We may, in other words, speak all we want of archetypes and experiences and bodies that are fundamentally gendered. But the impulse to use gender as a box to prescribe roles to be followed is hardly a creatively orthodox impulse; gender, after all, was made for the person, not the person for gender, and what is fundamental in Christian orthodoxy is the dignity of the acting person, the icon who shines with the light of Christ. In this way, there is even a limit in saying that the Theotokos is an archetypal representative for all women, despite our Lord’s address to her in John’s Gospel as ‘woman’; Most Holy Theotokos, save us is directed to her, a person, our Mother, not some vague abstract category of impersonal Woman. So too, when Dame Julian says that Christ is our Mother, the emphasis is on Christ, the person.

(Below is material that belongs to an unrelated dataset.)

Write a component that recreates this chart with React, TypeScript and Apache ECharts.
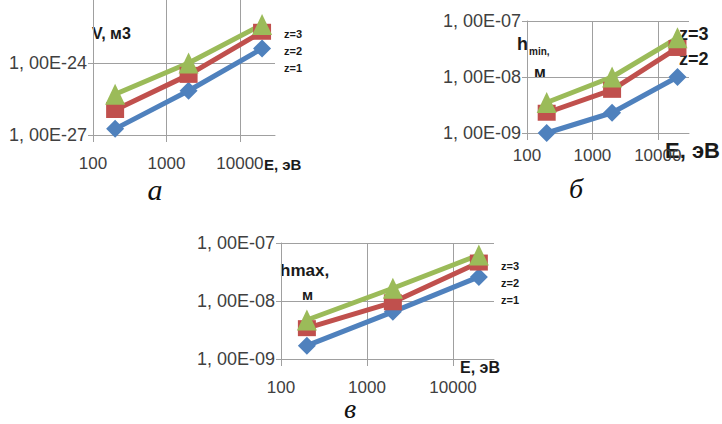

But with such personal doxological pronouncements, I do not know or even care whether the implications of such an argument are for or against whatever ideological controversy is the ecclesial fashion of the day. I am relatively unconcerned about whether the doxologies that come out of my very being due to my participation in the economia of salvation open the door to some slippery slope or shut the windows to the world outside. It does not matter to me what churches outside of mine think of the question, as it is not for me to interfere in the internal affairs of churches whose autonomy I am compelled to respect if I wish for them to respect mine; in fact, close friends of mine are ordained women pastors in Protestant communities, and I am quite supportive of their vocation among their people and don’t really see it as an obstacle to walking together in hope against hope of future unity. It also comforts me to know that my church would not take seriously anything I’d have to say about the matter either; we are, after all, not Protestant, and the ‘urge to Reform,’ as the Catholic philosopher Charles Taylor puts it, has never really been part of our culture. I do not, as the psalmist says, occupy myself with things too great and too marvelous for me, but I have calmed and quieted my soul, like a weaned child with its mother; my soul is like the weaned child that is within me (Ps 131.1-2 NRSV).
About such doxological nonchalance, there is a story, one that I do not know whether is apocryphal or true and the details of which I am also relatively unconcerned. Lodged into my memory is the tale of a cleric of some Byzantine tradition (I do not know whether canonical or not) who attended the lecture of a prominent Protestant theologian who was lecturing on the unknowability of God at an ecumenical gathering; the problem is that I do not remember where I read it. But as far as I remember it, every now and again during the lecture, the Byzantine made some visible and audible passive aggressive movements, and the theologian, visibly unnerved by the cleric, began to respond passive aggressively himself, at times mocking the conservatism of the more traditional churches for not being open to his scholarship. Finally, the cleric had enough. He rose and said – and I paraphrase in hopes that someone who knows the actual quote will find it for me: What you are describing is not God, for God can be known as the mother who cradles us like a troubled child until we fall asleep.
This is not ideology. This is not dogma. This is not rationalistic precision. This is doxology. Most Holy Theotokos, as we are compelled to say incorrectly, save us.